• **WHAT YOU SHOULD DO**: Transcribe every entry word for word. Skip the pictures.

• **MATERIAL FOR THIS TASK**:
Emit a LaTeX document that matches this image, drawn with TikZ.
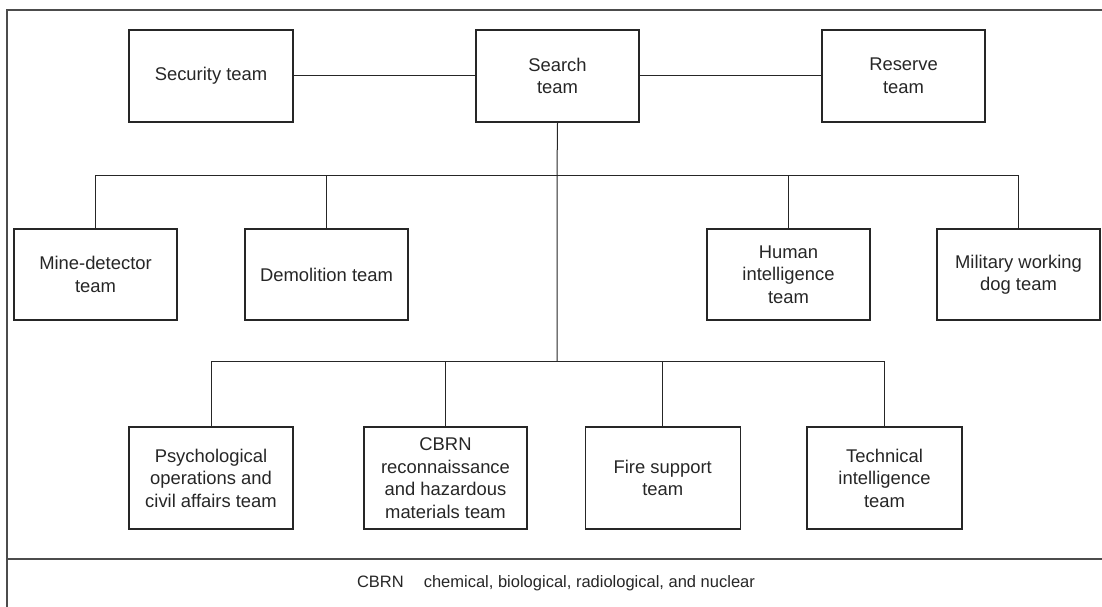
\documentclass[tikz,border=0pt]{standalone}
\usepackage{fontspec}
\setmainfont{Liberation Sans}
\usepackage{tikz}

\begin{document}
\begin{tikzpicture}[x=1pt, y=-1pt,
  every node/.style={inner sep=0pt, align=center, font=\fontsize{18.4}{22.5}\selectfont, text=black!85},
  team/.style={draw, line width=1.4pt, draw=black!85, minimum width=163pt, minimum height=91pt},
  link/.style={line width=1pt, draw=black!85}]
  \useasboundingbox (0,0) rectangle (1102,607);
  % frame and footer
  \draw[line width=1.6pt, draw=black!70] (1104,10) -- (7,10) -- (7,609);
  \draw[line width=1.6pt, draw=black!70] (7,559) -- (1104,559);
  \node (abbr) at (556,583) {\fontsize{16.5}{20}\selectfont CBRN\hspace{20pt}chemical, biological, radiological, and nuclear};
  % top row
  \node (sec) [team, minimum width=164pt, minimum height=92pt] at (211,76) {Security team};
  \node (search) [team, minimum height=92pt] at (557.5,76) {Search\\team};
  \node (reserve) [team, minimum height=92pt] at (903.5,76) {Reserve\\team};
  % second row
  \node (mine) [team] at (95.5,274.5) {Mine-detector\\team};
  \node (demo) [team] at (326.5,274.5) {Demolition team};
  \node (human) [team] at (788.5,274.5) {Human\\intelligence\\team};
  \node (dog) [team] at (1018.5,274.5) {Military working\\dog team};
  % third row
  \node (psy) [team, minimum width=164pt, minimum height=102pt] at (211,478) {Psychological\\operations and\\civil affairs team};
  \node (cbrn) [team, minimum height=102pt] at (445.5,478) {CBRN\\reconnaissance\\and hazardous\\materials team};
  \node (fire) [team, minimum width=155pt, minimum height=102pt] at (662.7,478) {Fire support\\team};
  \node (tech) [team, minimum width=155pt, minimum height=102pt] at (884.5,478) {Technical\\intelligence\\team};
  % connectors
  \coordinate (bus1) at (557,175);
  \coordinate (bus2) at (557,361);
  \draw[link] (sec) -- (search);
  \draw[link] (search) -- (reserve);
  \draw[link] (search.south) -- (bus1) -- (bus2);
  \draw[link] (bus1) -| (mine);
  \draw[link] (bus1) -| (demo);
  \draw[link] (bus1) -| (human);
  \draw[link] (bus1) -| (dog);
  \draw[link] (bus2) -| (psy);
  \draw[link] (bus2) -| (cbrn);
  \draw[link] (bus2) -| (fire);
  \draw[link] (bus2) -| (tech);
\end{tikzpicture}
\end{document}
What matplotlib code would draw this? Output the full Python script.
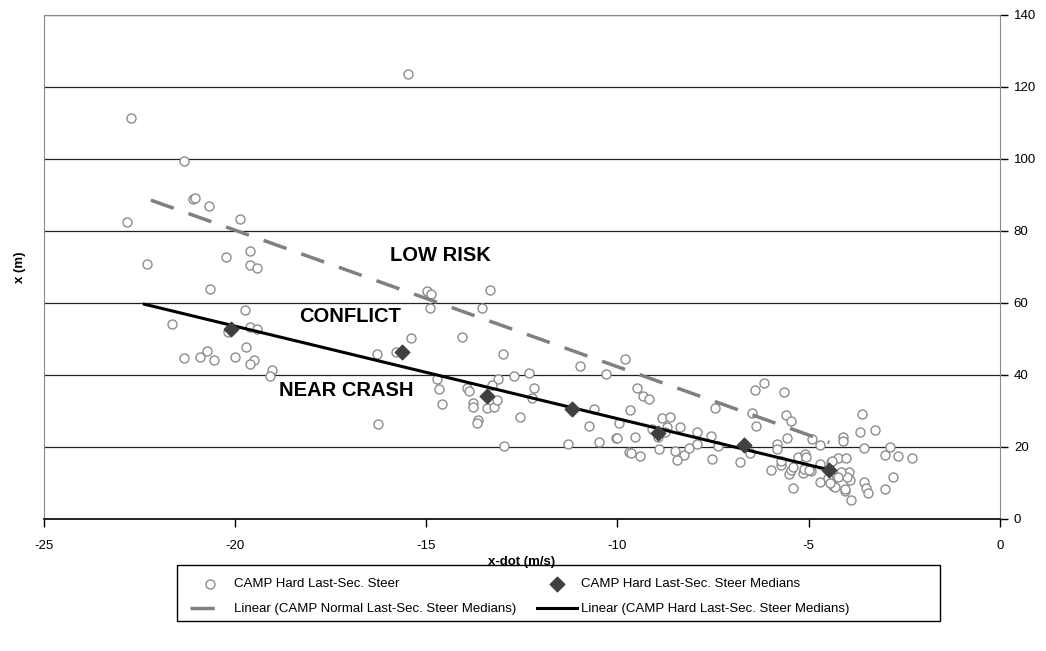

• **FINAL RESULT**:
Emit a LaTeX document that matches this image, drawn with TikZ.
\documentclass[tikz,border=0pt]{standalone}
\usepackage{fontspec}
\setmainfont{Liberation Sans}
\usepackage{tikz}

\begin{document}
\begin{tikzpicture}[x=1pt, y=-1pt,
  every node/.style={inner sep=0pt, align=center, font=\fontsize{18.4}{22.5}\selectfont, text=black!85},
  team/.style={draw, line width=1.4pt, draw=black!85, minimum width=163pt, minimum height=91pt},
  link/.style={line width=1pt, draw=black!85}]
  \useasboundingbox (0,0) rectangle (1102,607);
  % frame and footer
  \draw[line width=1.6pt, draw=black!70] (1104,10) -- (7,10) -- (7,609);
  \draw[line width=1.6pt, draw=black!70] (7,559) -- (1104,559);
  \node (abbr) at (556,583) {\fontsize{16.5}{20}\selectfont CBRN\hspace{20pt}chemical, biological, radiological, and nuclear};
  % top row
  \node (sec) [team, minimum width=164pt, minimum height=92pt] at (211,76) {Security team};
  \node (search) [team, minimum height=92pt] at (557.5,76) {Search\\team};
  \node (reserve) [team, minimum height=92pt] at (903.5,76) {Reserve\\team};
  % second row
  \node (mine) [team] at (95.5,274.5) {Mine-detector\\team};
  \node (demo) [team] at (326.5,274.5) {Demolition team};
  \node (human) [team] at (788.5,274.5) {Human\\intelligence\\team};
  \node (dog) [team] at (1018.5,274.5) {Military working\\dog team};
  % third row
  \node (psy) [team, minimum width=164pt, minimum height=102pt] at (211,478) {Psychological\\operations and\\civil affairs team};
  \node (cbrn) [team, minimum height=102pt] at (445.5,478) {CBRN\\reconnaissance\\and hazardous\\materials team};
  \node (fire) [team, minimum width=155pt, minimum height=102pt] at (662.7,478) {Fire support\\team};
  \node (tech) [team, minimum width=155pt, minimum height=102pt] at (884.5,478) {Technical\\intelligence\\team};
  % connectors
  \coordinate (bus1) at (557,175);
  \coordinate (bus2) at (557,361);
  \draw[link] (sec) -- (search);
  \draw[link] (search) -- (reserve);
  \draw[link] (search.south) -- (bus1) -- (bus2);
  \draw[link] (bus1) -| (mine);
  \draw[link] (bus1) -| (demo);
  \draw[link] (bus1) -| (human);
  \draw[link] (bus1) -| (dog);
  \draw[link] (bus2) -| (psy);
  \draw[link] (bus2) -| (cbrn);
  \draw[link] (bus2) -| (fire);
  \draw[link] (bus2) -| (tech);
\end{tikzpicture}
\end{document}
What matplotlib code would draw this? Output the full Python script.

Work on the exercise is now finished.